Out of the corner of my eye, I see someone frantically screwing and unscrewing lightbulbs around the Planet Hollywood awning. I head over to talk to set decorator Chuck Potter. A trickle of sweat rolls down my back. “We’re dealing with about three to four hundred 100-watt bulbs,” he says, adding that the Planet Hollywood people love the look. “They want to keep the bulbs up. I keep thinking it’s gonna burn the place down.” Someone’s hand is on my elbow, pulling me away.
“Gotta go, Chuck,” I say, “but one question. Have you had your 15 minutes of fame yet?”
“Well,” he says, “I saw Elvis in 1975. Does that count?”
“Let me call you,” I say.
I turn to see who’s grabbing me. It’s Herzfeld.
“Whaddaya got? About five?”
“Four and a half,” I tell him.
“Oh man, it’s gonna be tight, but you gotta see some of the movie.” Tick, tick, tick…
Soon we’re sprinting through Planet Hollywood, down a hidden staircase to a screening room, where cinematographer Jean-Yves Escoffier is sitting in the dark. He’s the man who shot Good Will Hunting, so I feel we can speak, well, deeply. “What are you hoping to achieve here, cinematographically?” I ask.

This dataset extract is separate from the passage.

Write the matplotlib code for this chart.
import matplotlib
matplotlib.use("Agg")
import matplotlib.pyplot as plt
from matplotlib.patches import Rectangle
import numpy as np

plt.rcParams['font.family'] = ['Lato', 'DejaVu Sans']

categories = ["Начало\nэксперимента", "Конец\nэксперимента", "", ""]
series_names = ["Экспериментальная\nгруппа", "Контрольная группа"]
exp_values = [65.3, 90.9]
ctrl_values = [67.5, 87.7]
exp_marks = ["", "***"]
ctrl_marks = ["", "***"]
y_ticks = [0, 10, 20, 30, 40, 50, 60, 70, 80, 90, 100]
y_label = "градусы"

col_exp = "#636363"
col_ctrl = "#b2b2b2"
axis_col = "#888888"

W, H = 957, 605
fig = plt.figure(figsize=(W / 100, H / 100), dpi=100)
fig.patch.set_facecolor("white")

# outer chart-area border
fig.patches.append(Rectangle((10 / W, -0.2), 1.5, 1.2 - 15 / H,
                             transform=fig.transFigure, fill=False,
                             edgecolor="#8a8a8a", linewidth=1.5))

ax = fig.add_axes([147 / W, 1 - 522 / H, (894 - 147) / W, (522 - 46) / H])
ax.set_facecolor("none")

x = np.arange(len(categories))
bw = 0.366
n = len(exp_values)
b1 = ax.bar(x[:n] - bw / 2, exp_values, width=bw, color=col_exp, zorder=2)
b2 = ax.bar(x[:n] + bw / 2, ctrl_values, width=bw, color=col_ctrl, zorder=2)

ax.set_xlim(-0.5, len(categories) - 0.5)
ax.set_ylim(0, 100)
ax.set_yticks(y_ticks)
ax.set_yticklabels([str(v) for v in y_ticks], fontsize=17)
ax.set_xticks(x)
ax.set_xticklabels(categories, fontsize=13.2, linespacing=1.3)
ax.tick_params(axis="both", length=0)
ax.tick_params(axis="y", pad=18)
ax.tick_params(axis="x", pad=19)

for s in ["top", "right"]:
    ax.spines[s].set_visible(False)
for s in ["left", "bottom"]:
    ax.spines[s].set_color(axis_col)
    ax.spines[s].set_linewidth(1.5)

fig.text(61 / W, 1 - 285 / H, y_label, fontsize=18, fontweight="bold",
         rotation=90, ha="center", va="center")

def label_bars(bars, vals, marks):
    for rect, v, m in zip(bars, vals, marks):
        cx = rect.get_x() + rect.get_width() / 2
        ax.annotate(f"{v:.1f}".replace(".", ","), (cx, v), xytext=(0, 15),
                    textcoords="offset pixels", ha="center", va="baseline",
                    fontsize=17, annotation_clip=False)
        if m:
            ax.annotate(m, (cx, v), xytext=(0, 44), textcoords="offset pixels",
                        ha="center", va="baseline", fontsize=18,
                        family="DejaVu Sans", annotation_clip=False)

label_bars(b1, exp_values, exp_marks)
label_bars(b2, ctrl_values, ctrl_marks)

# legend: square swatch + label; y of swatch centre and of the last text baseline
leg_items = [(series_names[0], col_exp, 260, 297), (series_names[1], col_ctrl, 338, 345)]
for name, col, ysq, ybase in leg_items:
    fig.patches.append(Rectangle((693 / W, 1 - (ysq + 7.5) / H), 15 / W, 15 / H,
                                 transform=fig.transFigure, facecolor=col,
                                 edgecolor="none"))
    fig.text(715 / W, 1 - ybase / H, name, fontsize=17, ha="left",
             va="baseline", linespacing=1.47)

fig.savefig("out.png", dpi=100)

“Why don’t we have a look?” His voice reminds me of Jacques Cousteau’s. Calm, slow. It makes me panic. The lights go down and the screen flickers with images. De Niro in a limousine. Oleg with a camcorder. A raging building fire. “For me, when I go to the movies, things seem artificial,” he says. I’m sensing a lecture on Truffaut. “The idea in this is to grab the feelings from real life. To take things and improvise with them…” One minute, 50 seconds…
“If you don’t mind,” I say, “I’d rather not spoil the surprise by watching the film now. I should probably get going.” Suddenly, I’m back on the sidewalk, scanning the street for taxis to take me uptown. But I can’t ignore the fact that someone’s trying to get my attention. It’s Steve Davis.
“I just wanted to tell you about my title,” he begins, a minute 10 to go, “which is retired private investigator but actually I started off in 1969 in the New York police department as a trainee…”
My stopwatch beeps. I’m done. My carriage will turn back into a pumpkin if I don’t get out right now! “Hey Steve,” I say, as a taxi pulls up. “Can I call you?”